FIGURE, the rendering of two Heb. and three Gr. terms. The Heb. סֶ֫מֶל, H6166, “image” or “idol” is a rare term appearing only in Deuteronomy 4:16; 2 Chronicles 33:7, 15; Ezekiel 8:3, 5. The KJV reads “figure” only in Deuteronomy 4:16; it reads “image” elsewhere. The word has no clear etymology, but a similar root does appear in Phoen. The other term is תַּבְנִית, H9322, “configuration,” “form,” or “likeness,” used widely but not frequently throughout the OT. It is variously tr. (Exod 25:9, 40) and other passages are rendered “pattern” while only Isaiah 44:13 is read “figure” (in RSV) and elsewhere. The word was applied to any type of engraved, carved or drawn image. It is probable that “image” is the best tr. The NT term most commonly employed is Gr. τύπος, G5596, a difficult term used from early Attic times in a number of contexts and varieties of meaning: “mark,” “trace of,” “copy,” “anything formed,” “figure,” “pattern,” “archetype,” “example,” and even a “symbol.” Almost all of these connotations are found in the NT. It is this term which is employed frequently in the LXX to represent the Heb. terms above. The term appears in the gospels only in John 20:25; “the print of the nails” which Thomas required as the ultimate proof for his belief. In the epistles it is used in the sense of “pattern” or “example” of moral conduct (1 Tim 4:12) and as “pattern” or “method of instruction” (Rom 6:17). The most important and characteristic usage is in the sense of an event or personage who fulfills a prop hetic prefigurement. Such a connotation is involved in Romans 5:14, et al. The Eng. cognate “type” often has been used to tr. this usage. Another Gr. term παραβολή, G4130, is used frequently in the gospels to indicate the form of Jesus’ characteristic teaching. It appears also in Hebrews 9:9; 11:19 and is variously tr. by the VSS. The KJV renders it “figure.” The notion of “pattern” is not foremost, but the word seems to indicate a fully completed exemplar, a prophetic paradigm. One other term is rendered “figure,” but only in Hebrews 9:24. Elsewhere it is tr. “like figure” (1 Pet 3:21). It is a compound of typos, Gr. ἀντίτυπος, G531. Such terms are exceedingly difficult and come to be almost primarily Christian in usage. From such involved formulations of the prophetic prefigurement and the fulfilling reality, the whole elaborate system of hermeneutics known as “typology” was developed.

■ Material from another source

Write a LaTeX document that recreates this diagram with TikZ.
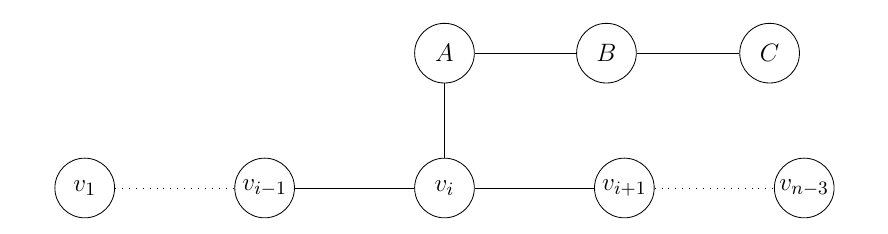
\documentclass[tikz,border=0pt]{standalone}
\usetikzlibrary{positioning}

\begin{document}
\begin{tikzpicture}[
    node distance = 1.245cm and 2cm,
    vertex/.style = {
        circle, draw,
        minimum size=1cm,
        inner sep=0pt,
        font=\fontsize{13}{15}\selectfont
    },
    link/.style = {thin},
    gap/.style  = {dash pattern=on 0.4pt off 2.9pt}
]
\useasboundingbox (-1.42,-0.77) rectangle (13.46,3.15);

%% Path Nodes
\node[vertex]                  (v1)  {$v_1$};
\node[vertex, right=of v1]     (vim) {$v_{i-1}$};
\node[vertex, right=of vim]    (vi)  {$v_i$};
\node[vertex, right=of vi]     (vip) {$v_{i+1}$};
\node[vertex, right=of vip]    (vn)  {$v_{n-3}$};

%% Branch Nodes
\node[vertex, above=of vi]       (a) {$A$};
\node[vertex, right=1.7cm of a]  (b) {$B$};
\node[vertex, right=1.72cm of b] (c) {$C$};

%% Edges
\draw[gap]  (v1)  -- (vim);
\draw[link] (vim) -- (vi);
\draw[link] (vi)  -- (vip);
\draw[gap]  (vip) -- (vn);
\draw[link] (vi)  -- (a);
\draw[link] (a)   -- (b);
\draw[link] (b)   -- (c);

\end{tikzpicture}
\end{document}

Although the roots of such fig. views were developed in the later Platonic academy, they grew and flourished in the Medieval period. The complex exegesis of the Roman Church sought for manifold levels of meaning in the text of the Scriptures. The “types” of Christ, Mary and the various OT and NT are shown in church art and celebrated in hymns. This interpretation survived the Reformation and appealed to pietist and romanticist alike, and so they have become part of the inheritance of various groups in the modern age. In recent decades types have been less frequent in Biblical studies.